[Required task] Every line of the listing must be reproduced as it stands. Leave the images behind.

— start Data block —

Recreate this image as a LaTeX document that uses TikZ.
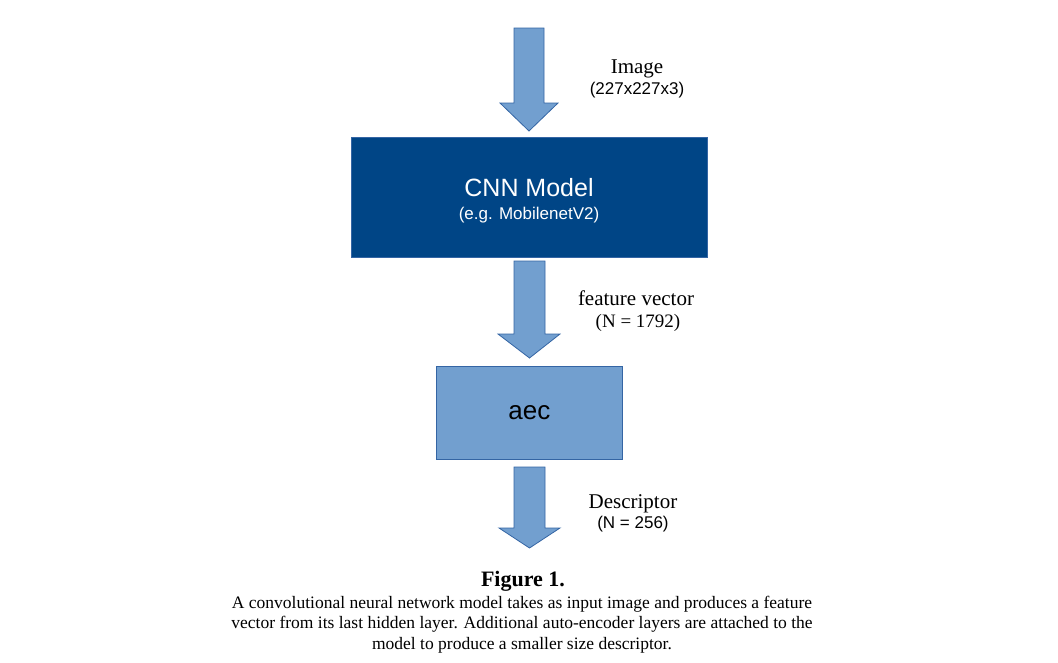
\documentclass[tikz,border=0pt]{standalone}
\usepackage{fontspec}
\setmainfont{Liberation Serif}
\newfontfamily\lsans{Liberation Sans}
\definecolor{darkbox}{HTML}{004586}
\definecolor{lightbox}{HTML}{729FCF}
\definecolor{boxline}{HTML}{3465A4}
\begin{document}
\begin{tikzpicture}[x=1pt,y=-1pt,
  blockarrow/.style={fill=lightbox,draw=boxline,line width=0.8pt,line join=miter},
  serlab/.style={anchor=base,inner sep=0pt,font=\fontsize{21}{24}\selectfont},
  serlabsm/.style={anchor=base,inner sep=0pt,font=\fontsize{19}{22}\selectfont},
  sanlab/.style={anchor=base,inner sep=0pt,font=\lsans\fontsize{17}{20}\selectfont},
  capline/.style={anchor=base,inner sep=0pt,font=\fontsize{17.5}{20}\selectfont}]
\useasboundingbox (0,0) rectangle (1058,662);
% arrow 1
\draw[blockarrow] (514,28) -- (544,28) -- (544,103) -- (558,103) -- (529,131) -- (500,103) -- (514,103) -- cycle;
% CNN box
\node[draw=boxline,fill=darkbox,line width=0.8pt,minimum width=356pt,minimum height=120pt,inner sep=0pt,anchor=north west] (cnn) at (351,137) {};
\node[anchor=base,inner sep=0pt,text=white,font=\lsans\fontsize{25}{28}\selectfont] (cnnt) at (529,196) {CNN Model};
\node[anchor=base,inner sep=0pt,text=white,font=\lsans\fontsize{17}{20}\selectfont] (cnns) at (529,219) {(e.g. MobilenetV2)};
% arrow 2
\draw[blockarrow] (514,261) -- (545,261) -- (545,334) -- (560,334) -- (529.5,358) -- (498,334) -- (514,334) -- cycle;
% aec box
\node[draw=boxline,fill=lightbox,line width=0.8pt,minimum width=186pt,minimum height=93pt,inner sep=0pt,anchor=north west] (aec) at (436,366) {};
\node[anchor=center,inner sep=0pt,font=\lsans\fontsize{26}{28}\selectfont] (aect) at (aec.center) {aec};
% arrow 3
\draw[blockarrow] (514,467) -- (545,467) -- (545,528) -- (560,528) -- (529.5,548) -- (499,528) -- (514,528) -- cycle;
% labels
\node[serlab] (img) at (637,73) {Image};
\node[sanlab] (imgs) at (637,94) {(227x227x3)};
\node[serlab] (fv) at (636,305) {feature vector};
\node[serlabsm] (fvn) at (638,327) {(N = 1792)};
\node[serlab] (desc) at (633,508) {Descriptor};
\node[sanlab] (descn) at (633,528) {(N = 256)};
% caption
\node[anchor=base,inner sep=0pt,font=\bfseries\fontsize{22}{24}\selectfont] (fig) at (523,586) {Figure 1.};
\node[capline] (c1) at (522,608) {A convolutional neural network model takes as input image and produces a feature};
\node[capline] (c2) at (522,628) {vector from its last hidden layer. Additional auto-encoder layers are attached to the};
\node[capline] (c3) at (522,649) {model to produce a smaller size descriptor.};
\end{tikzpicture}
\end{document}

— end Data block —

[Answer to this task]
Recreate this image as a LaTeX document that uses TikZ.
\documentclass[tikz,border=0pt]{standalone}
\usepackage{fontspec}
\setmainfont{Liberation Serif}
\newfontfamily\lsans{Liberation Sans}
\definecolor{darkbox}{HTML}{004586}
\definecolor{lightbox}{HTML}{729FCF}
\definecolor{boxline}{HTML}{3465A4}
\begin{document}
\begin{tikzpicture}[x=1pt,y=-1pt,
  blockarrow/.style={fill=lightbox,draw=boxline,line width=0.8pt,line join=miter},
  serlab/.style={anchor=base,inner sep=0pt,font=\fontsize{21}{24}\selectfont},
  serlabsm/.style={anchor=base,inner sep=0pt,font=\fontsize{19}{22}\selectfont},
  sanlab/.style={anchor=base,inner sep=0pt,font=\lsans\fontsize{17}{20}\selectfont},
  capline/.style={anchor=base,inner sep=0pt,font=\fontsize{17.5}{20}\selectfont}]
\useasboundingbox (0,0) rectangle (1058,662);
% arrow 1
\draw[blockarrow] (514,28) -- (544,28) -- (544,103) -- (558,103) -- (529,131) -- (500,103) -- (514,103) -- cycle;
% CNN box
\node[draw=boxline,fill=darkbox,line width=0.8pt,minimum width=356pt,minimum height=120pt,inner sep=0pt,anchor=north west] (cnn) at (351,137) {};
\node[anchor=base,inner sep=0pt,text=white,font=\lsans\fontsize{25}{28}\selectfont] (cnnt) at (529,196) {CNN Model};
\node[anchor=base,inner sep=0pt,text=white,font=\lsans\fontsize{17}{20}\selectfont] (cnns) at (529,219) {(e.g. MobilenetV2)};
% arrow 2
\draw[blockarrow] (514,261) -- (545,261) -- (545,334) -- (560,334) -- (529.5,358) -- (498,334) -- (514,334) -- cycle;
% aec box
\node[draw=boxline,fill=lightbox,line width=0.8pt,minimum width=186pt,minimum height=93pt,inner sep=0pt,anchor=north west] (aec) at (436,366) {};
\node[anchor=center,inner sep=0pt,font=\lsans\fontsize{26}{28}\selectfont] (aect) at (aec.center) {aec};
% arrow 3
\draw[blockarrow] (514,467) -- (545,467) -- (545,528) -- (560,528) -- (529.5,548) -- (499,528) -- (514,528) -- cycle;
% labels
\node[serlab] (img) at (637,73) {Image};
\node[sanlab] (imgs) at (637,94) {(227x227x3)};
\node[serlab] (fv) at (636,305) {feature vector};
\node[serlabsm] (fvn) at (638,327) {(N = 1792)};
\node[serlab] (desc) at (633,508) {Descriptor};
\node[sanlab] (descn) at (633,528) {(N = 256)};
% caption
\node[anchor=base,inner sep=0pt,font=\bfseries\fontsize{22}{24}\selectfont] (fig) at (523,586) {Figure 1.};
\node[capline] (c1) at (522,608) {A convolutional neural network model takes as input image and produces a feature};
\node[capline] (c2) at (522,628) {vector from its last hidden layer. Additional auto-encoder layers are attached to the};
\node[capline] (c3) at (522,649) {model to produce a smaller size descriptor.};
\end{tikzpicture}
\end{document}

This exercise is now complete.